|Name:||Robots in Crowds - Robots and Clouds|
|Time:||Tuesday, June 20, 2017
01:45 pm - 02:15 pm
|Breaks:||12:30 pm - 01:45 pm Lunch|
|Speaker:||Sabina Jeschke, RWTH Aachen University|
Currently, we are experiencing the rapid expansion of artificial intelligence (AI) technologies, which, in conjunction with other developments in cyber-physical systems, the Internet of Things, and Industry 4.0, is leading to breakthrough applications in industry and research. For example, autonomous systems are being developed to not only provide the factory floor with new capabilities, but also to change the way people interact with technology in everyday life. The interaction between AI and autonomous systems is leading to the development of advanced mobile robotic platforms for unstructured, highly demanding environments. The self-driving Google car and its siblings illustrate this trend, and represent as forerunners of this new paradigm. In particular, the human-machine interaction has to reach new levels in order to integrate these robots smoothly in the established structures in towns, private homes and the working world.
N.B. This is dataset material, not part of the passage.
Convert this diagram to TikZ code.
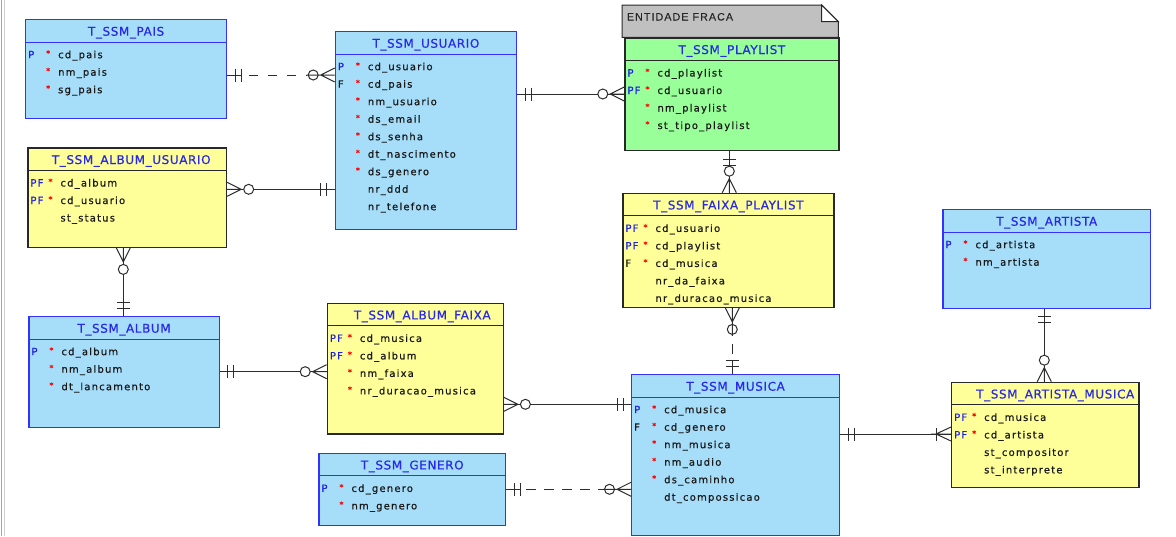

This will entail many challenges, including ethical ones.
Within this talk, new trends in robotics will be discussed. In particular, the interconnection between artificial intelligence, cognitive systems and robotics will be illustrated. Different paradigms concerning the shape of robots (humanoids, robots on wheels, animal-like robots, industrial robots and others) will be analyzed with respect to their application areas, but also with respect to their physical realization. An important concept of robotics is given by the design of distributed systems as realized in the “smart dust” concept and car2infrastructure communication model.
Clearly, big data and its analytics have to be considered a critical element of robotics. At the same time, the connection between robotics to certain areas of HPC becomes obvious. That fact that mobile robots, such as drones, will be required to perform complex tasks in unpredictable environments creates a number of challenges with regard to computational density and power usage, thus, new models for the allocation of HPC technologies in robots will become necessary.